Hawley’s reputation took a bit of a beating after January 6th, and he might see canceling student loan debt as a strategy to rehabilitate his image before a presidential run in 2024 – it’s no secret that he and his dumb teeth have had presidential ambitions for a very long time, and the fact of the matter is that it would be smart for the Republicans to try to do this if the Democrats attempt a strategy of endless deferral. Think about it: leave the system in place, but cancel all outstanding debt older than 5 years? All of a sudden, that string by which the Democrats have successfully led around 36 million voters snaps.
Do I particularly care?
Not really? I don’t want Hawley or someone like him to be president. I don’t generally want there to be a president, but that doesn’t really seem like an option in the future, so I’ll generally settle for someone who isn’t a closet Strasserite. That being said, I’m gradually losing faith in electoralism. Largely because the only people who seem to think electoralism is a good idea are people who keep telling me that my ideas can’t work and we need to keep committing slow self-destruction like we have been.
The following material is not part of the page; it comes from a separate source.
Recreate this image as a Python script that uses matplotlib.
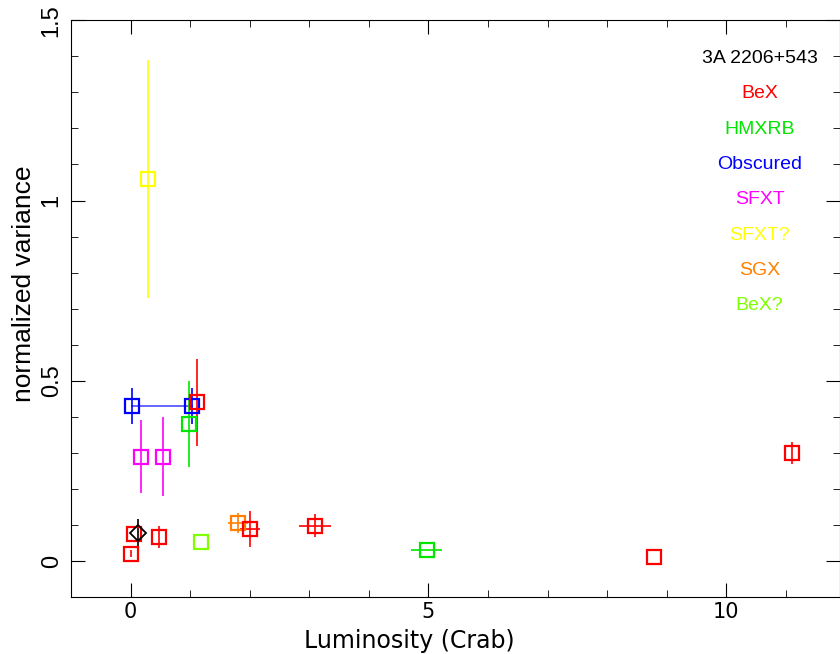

Honestly, I think the best thing a young American worried about student loans can do is get residency in another country and sneak out the back door. We might even be able to get health care out of the deal if we play our cards right.
The other option is to stick with the system that Twitter user Soul Nate summarized as “can’t believe the only political options in America are ‘we have to catch and spread a deadly virus to defeat the satanic pedophile elite’ or ‘we spent 9 months trying to make the bus $5 cheaper, and we did not succeed.’”
The only official response that has any validity, I think, is to wipe away the debt and patch the hole through which it came. If we are going to push college as something that must be done, then it should be free, paid for out of the same budget that has so much room for death and so little room for life. Just because something is considered to be impossible doesn’t mean it shouldn’t be attempted.